On October 13, Professor Kasper Dziurdź gave a lecture on the future of taxation of cross-border services and its international structure as part of the lecture series “Future Issues in Tax Law.

Globalization, digitalization, and increasing mobility of people and services are throwing the distribution of taxation rights out of balance, explains Professor Dziurdź at the beginning of his lecture: “The link to physical presence is no longer appropriate or ‘fair.’”
As things stand today, according to domestic law, cross-border services may be taxed where they are physically performed or where they are used. Double Taxation Treaties may further restrict these taxing rights, as they normally condition the taxation of services at the place of use on the existence of a Permanent Establishment. So both the residence and source countries claim taxation rights. According to Dzirudź, there is an urgent need for reform here and new multilateral approaches are necessary to clearly allocate taxation rights in order to prevent double taxation. So where and how should services be taxed in the future?
This issue—or rather the necessary adjustments and possible simplifications—is currently being addressed by two international agreements, which the professor of international tax law explained in more detail this evening.
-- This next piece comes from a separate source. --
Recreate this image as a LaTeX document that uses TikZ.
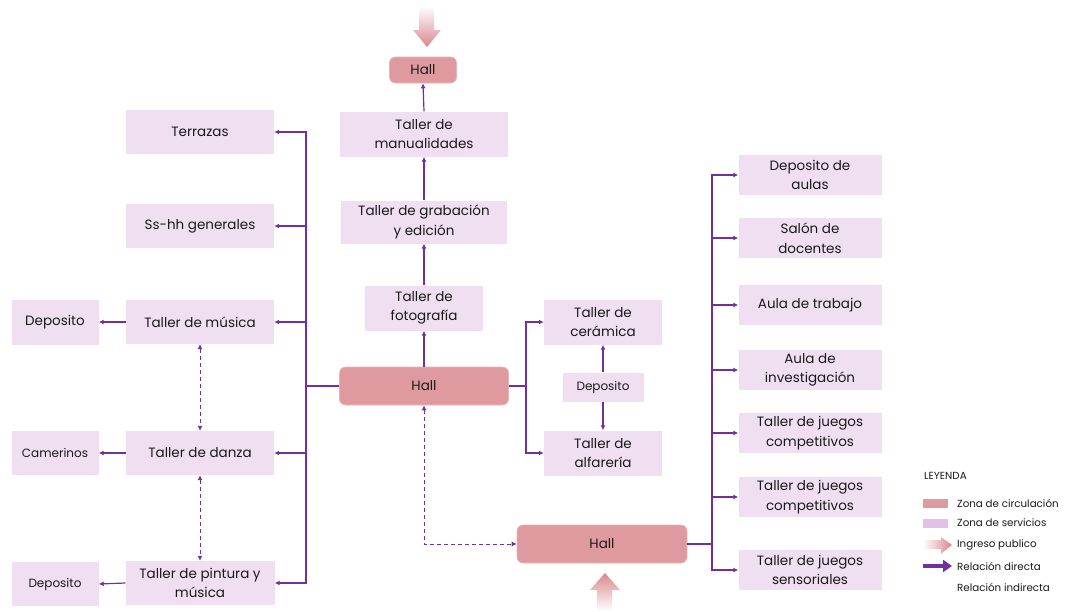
\documentclass[tikz,border=0pt]{standalone}
\usepackage{fontspec}
\setmainfont{Poppins}
\usetikzlibrary{arrows.meta}
\definecolor{svcfill}{HTML}{F0DFF1}
\definecolor{hallfill}{HTML}{DF9A9F}
\definecolor{hallline}{HTML}{E8B4B8}
\definecolor{arrowpink}{HTML}{D9878F}
\definecolor{legsvc}{HTML}{E2C0E8}
\definecolor{rel}{HTML}{7030A0}
\definecolor{txt}{HTML}{1A1A1A}
\begin{document}
\begin{tikzpicture}[x=1pt,y=-1pt,
  svc/.style={fill=svcfill, inner sep=0pt, align=center, text=txt,
    font=\fontsize{13.5}{19.5}\selectfont},
  hallbox/.style={fill=hallfill, draw=hallline, line width=0.6pt, rounded corners=6pt,
    inner sep=0pt, align=center, text=txt, font=\fontsize{13.5}{19.5}\selectfont},
  small/.style={font=\fontsize{12}{15}\selectfont},
  conn/.style={draw=rel, line width=1.2pt},
  dir/.style={conn, -{Latex[length=5pt,width=5pt]}},
  ind/.style={draw=rel, line width=0.9pt, dashed, dash pattern=on 4pt off 3pt,
    {Latex[length=5pt,width=5pt]}-{Latex[length=5pt,width=5pt]}},
  leg/.style={anchor=west, inner sep=0pt, text=txt, font=\fontsize{10.3}{12}\selectfont}
]
\useasboundingbox (0,0) rectangle (1066,611);

% ingress arrows
\shade[top color=white, bottom color=arrowpink]
  (419,6) -- (434,6) -- (434,30) -- (441,30) -- (427,47) -- (413,30) -- (419,30) -- cycle;
\shade[bottom color=white, top color=arrowpink]
  (597,611) -- (597,590) -- (590,590) -- (605,573) -- (620,590) -- (612,590) -- (612,611) -- cycle;

% central column
\node[hallbox, minimum width=67pt, minimum height=26pt] (hallt) at (423,70) {Hall};
\node[svc, minimum width=168pt, minimum height=45pt] (manu) at (424,134) {Taller de\\manualidades};
\node[svc, minimum width=166pt, minimum height=43pt] (grab) at (424,222) {Taller de grabación\\y edición};
\node[svc, minimum width=118pt, minimum height=45pt] (foto) at (424,308) {Taller de\\fotografía};
\node[hallbox, minimum width=169pt, minimum height=38pt] (hallc) at (424,386) {Hall};

% ceramics branch
\node[svc, minimum width=118pt, minimum height=45pt] (cer) at (603,322) {Taller de\\cerámica};
\node[svc, small, minimum width=81pt, minimum height=29pt] (depm) at (603,387) {Deposito};
\node[svc, minimum width=118pt, minimum height=45pt] (alf) at (603,453) {Taller de\\alfarería};

% bottom hall
\node[hallbox, minimum width=170pt, minimum height=38pt] (hallb) at (602,544) {Hall};

% left column
\node[svc, minimum width=148pt, minimum height=44pt] (terr) at (200,132) {Terrazas};
\node[svc, minimum width=148pt, minimum height=44pt] (sshh) at (200,226) {Ss-hh generales};
\node[svc, minimum width=148pt, minimum height=44pt] (mus) at (200,322) {Taller de música};
\node[svc, minimum width=148pt, minimum height=44pt] (dan) at (200,453) {Taller de danza};
\node[svc, minimum width=149pt, minimum height=44pt] (pint) at (200,583) {Taller de pintura y\\música};
\node[svc, minimum width=87pt, minimum height=45pt] (depl) at (55,322) {Deposito};
\node[svc, small, minimum width=87pt, minimum height=44pt] (cam) at (55,453) {Camerinos};
\node[svc, small, minimum width=87pt, minimum height=44pt] (depb) at (55,584) {Deposito};

% right column
\node[svc, minimum width=143pt, minimum height=40pt] (depa) at (810,175) {Deposito de\\aulas};
\node[svc, minimum width=143pt, minimum height=40pt] (salon) at (810,238) {Salón de\\docentes};
\node[svc, minimum width=143pt, minimum height=40pt] (aulat) at (810,305) {Aula de trabajo};
\node[svc, minimum width=143pt, minimum height=40pt] (aulai) at (810,370) {Aula de\\investigación};
\node[svc, minimum width=143pt, minimum height=40pt] (comp1) at (810,433) {Taller de juegos\\competitivos};
\node[svc, minimum width=143pt, minimum height=40pt] (comp2) at (810,497) {Taller de juegos\\competitivos};
\node[svc, minimum width=143pt, minimum height=40pt] (sens) at (810,570) {Taller de juegos\\sensoriales};

% central vertical connectors
\draw[dir] (hallc.north) -- (foto.south);
\draw[dir] (foto.north) -- (grab.south);
\draw[dir] (grab.north) -- (manu.south);
\draw[dir] (manu.north) -- (hallt.south);

% left trunk
\coordinate (lt) at (306,386);
\draw[conn] (hallc.west) -- (lt);
\draw[dir] (lt) |- (terr.east);
\draw[dir] (lt) |- (sshh.east);
\draw[dir] (lt) |- (mus.east);
\draw[dir] (lt) |- (dan.east);
\draw[dir] (lt) |- (pint.east);
\draw[dir] (mus.west) -- (depl.east);
\draw[dir] (dan.west) -- (cam.east);
\draw[dir] (pint.west) -- (depb.east);
\draw[ind] (mus.south) -- (dan.north);
\draw[ind] (dan.south) -- (pint.north);

% ceramics trunk
\coordinate (ct) at (526,386);
\draw[conn] (hallc.east) -- (ct);
\draw[dir] (ct) |- (cer.west);
\draw[dir] (ct) |- (alf.west);
\draw[dir] (depm.north) -- (cer.south);
\draw[dir] (depm.south) -- (alf.north);

% dashed hall link
\draw[ind] (hallc.south) |- (hallb.west);

% right trunk
\coordinate (rt) at (712,544);
\draw[conn] (hallb.east) -- (rt);
\foreach \n in {depa,salon,aulat,aulai,comp1,comp2,sens}
  \draw[dir] (rt) |- (\n.west);

% legend
\node[leg] (legt) at (924,476) {LEYENDA};
\fill[hallfill] (923,499) rectangle (948,508);
\fill[legsvc] (923,519) rectangle (948,528);
\shade[left color=white, right color=arrowpink]
  (923,540) -- (941,540) -- (941,537) -- (952,545) -- (941,554) -- (941,549) -- (923,549) -- cycle;
\draw[rel, line width=3.5pt, -{Triangle[length=9pt,width=12pt]}] (923,566) -- (952,566);
\node[leg] (l1) at (957,503) {Zona de circulación};
\node[leg] (l2) at (957,523) {Zona de servicios};
\node[leg] (l3) at (957,545) {Ingreso publico};
\node[leg] (l4) at (957,566) {Relación directa};
\node[leg] (l5) at (957,587) {Relación indirecta};
\end{tikzpicture}
\end{document}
According to the UN Model Convention 2025, not only technical and automated digital services – regarding which special rules had already existed since 2017 and 2021, respectively – but all independently provided services can also be taxed in the country from which the payments originate, regardless of where they are physically performed. The focus is on the new regulation and equal treatment of technical and personal services in Article 12AA, as well as the extension of withholding tax rights. This will potentially give countries more extensive taxation rights at the source State in the future.
The planned UN framework agreement on international tax cooperation also addresses the issue of taxation of cross-border services. By 2027, new standards are to be created although it is still unclear what the content of these new rules might be.
Looking to the future, Professor Dziurdź suspects that Art. 12AA and Art. 12B will remain “isolated solutions” for the foreseeable future and that a fast-track instrument will do little to change this. “In the longer term, however, there will be a shift towards more source taxation,” says Dziurdź. Linking source to payment (payer) would be the simplest solution here. However, it remains to be seen what will now be negotiated internationally.
Prof. Dr. Kasper Dziurdź is Professor of International Tax Law and Director of the LL.M. program “International and European Tax Law” at Maastricht University. He researches and teaches in the field of international and European tax law, with a focus on double taxation agreements.